What You Need to Know About Wills
Direct Your Assets to the People and Causes You Care About Most

Making a will is an important way to extend your love, care, generosity and gratitude to family, friends and the charitable causes you care about. So why have 60 percent of U.S. adults living in households with children not created a will?

Perhaps the whole thing seems too time-consuming, difficult or even mysterious. To overcome these obstacles, review the helpful information below, which gives clear answers to the questions you may have.

What happens if you don’t have a will?

If you die without a will, your estate will be divided according to laws in the state where you live. The resulting transfer of assets may be very different from what you had wished. While certain family members will likely receive part of your estate, close friends or charities that you may have wanted to remember will not be included.

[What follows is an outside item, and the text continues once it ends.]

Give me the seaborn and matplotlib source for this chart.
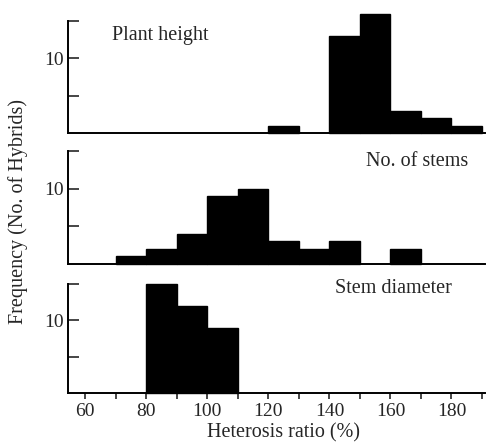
import numpy as np
import pandas as pd
import matplotlib
matplotlib.use('Agg')
import matplotlib.pyplot as plt
import seaborn as sns

# bin edges of the heterosis ratio (%) classes, 10% wide
bins = [60, 70, 80, 90, 100, 110, 120, 130, 140, 150, 160, 170, 180, 190]
bin_left = bins[:-1]

# number of hybrids per class
plant_height = [0, 0, 0, 0, 0, 0, 1, 0, 13, 16, 3, 2, 1]
no_of_stems = [0, 1, 2, 4, 9, 10, 3, 2, 3, 0, 2, 0, 0]
stem_diameter = [0, 0, 15, 12, 9, 0, 0, 0, 0, 0, 0, 0, 0]

panels = ['Plant height', 'No. of stems', 'Stem diameter']

df = pd.DataFrame({'left': bin_left * 3,
                   'count': plant_height + no_of_stems + stem_diameter,
                   'trait': np.repeat(panels, len(bin_left))})

sns.set_style('white')
plt.rcParams['font.family'] = ['Liberation Serif', 'DejaVu Serif']

fig = plt.figure(figsize=(4.88, 4.48), dpi=100)
boxes = [[0.139, 0.703, 0.855, 0.250],
         [0.139, 0.411, 0.855, 0.252],
         [0.139, 0.123, 0.855, 0.243]]
label_pos = [(0.107, 0.87, 'left'), (0.96, 0.91, 'right'), (0.92, 0.96, 'right')]

for i, name in enumerate(panels):
    ax = fig.add_axes(boxes[i])
    sub = df[df['trait'] == name]
    sns.histplot(data=sub, x='left', weights='count', bins=bins,
                 color='black', alpha=1, edgecolor='black', linewidth=1, ax=ax)
    for p in ax.patches:
        p.set_clip_on(False)
        if p.get_height() == 0:
            p.set_linewidth(0)
    ax.set_xlim(54.3, 191)
    ax.set_ylim(0, 15)
    ax.set_yticks([5, 10, 15])
    ax.set_yticklabels(['', '10', ''], fontsize=14)
    ax.tick_params(axis='y', direction='in', length=8, width=1.2, left=True, pad=3)
    ax.set_ylabel('')
    ax.set_xlabel('')
    for s in ['top', 'right']:
        ax.spines[s].set_visible(False)
    for s in ['left', 'bottom']:
        ax.spines[s].set_linewidth(1.4)
        ax.spines[s].set_color('black')
    x, y, ha = label_pos[i]
    ax.text(x, y, name, transform=ax.transAxes, ha=ha, va='center', fontsize=14.5)
    if i < 2:
        ax.set_xticks([])
    else:
        ax.set_xticks(range(60, 191, 10))
        ax.set_xticklabels([str(v) if v % 20 == 0 else '' for v in range(60, 191, 10)],
                           fontsize=14)
        ax.tick_params(axis='x', direction='out', length=4, width=1.2, bottom=True, pad=3)
        ax.set_xlabel('Heterosis ratio (%)', fontsize=14.5, va='bottom')
        ax.xaxis.set_label_coords(0.518, -0.455)

fig.text(0.037, 0.527, 'Frequency (No. of Hybrids)', rotation=90, ha='center', va='center',
         fontsize=14.5)

fig.savefig('out.png', dpi=100)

What can you put in your will?

Only you know the special circumstances of your family members and heirs. That’s why it’s important to discuss these factors with your attorney. Some things to address include how you want to distribute your estate, whom you want to be executor and what charities you wish to support.

For example, you may want your will to:

  • Name the executor of your estate
  • Give your property to those you choose
  • Set up trusts to save on taxes and provide financial management
  • Name a guardian for minor children
  • Ensure lifetime care for a child with a disability
  • Pass what you choose to children of a prior marriage
  • Set guidelines for distributions if you and your spouse die at the same time

Ask your attorney about a living will and a durable power of attorney in case you become incapacitated.

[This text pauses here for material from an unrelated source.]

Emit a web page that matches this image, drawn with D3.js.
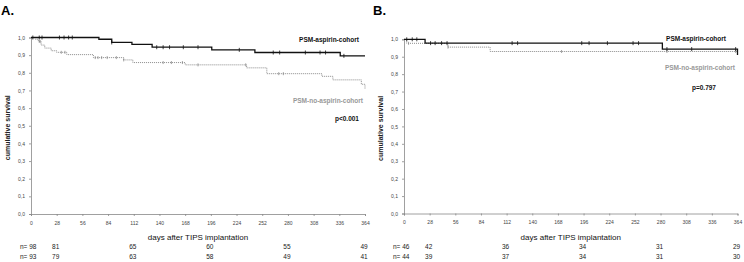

Typical components (articles) of a will:

  • Your identification and state of residence
  • Revocation of prior wills and codicils
  • Name of executor
  • Payment of taxes and administration of estate
  • Payment of debts
  • Specific gifts
  • Residuary estate

Your attorney may suggest other components, but be prepared to talk about these items so you will be in a position to have a document drafted that accomplishes your wishes.

Why leave charitable gifts in your will?

Some individuals plan to leave gifts to their favorite charities, talk about it with the organizations and their friends, and then never get around to properly establishing such gifts in their wills. If you make this mistake, your estate will not realize the benefits of the charitable estate tax deduction, and the causes you wished to support do not receive your help.

You can revoke your will

Note that one of the articles in your will is “revocation of prior wills and codicils.” Relationships and situations change, and this article ensures that you are free to alter your will with a codicil or to change your will entirely at any time.

It is a good idea to keep your old will but to write on its pages
1) that it has been revoked and replaced by a new will,

2) and the date of the new will. This may be useful in situations when someone wants to challenge a newer will.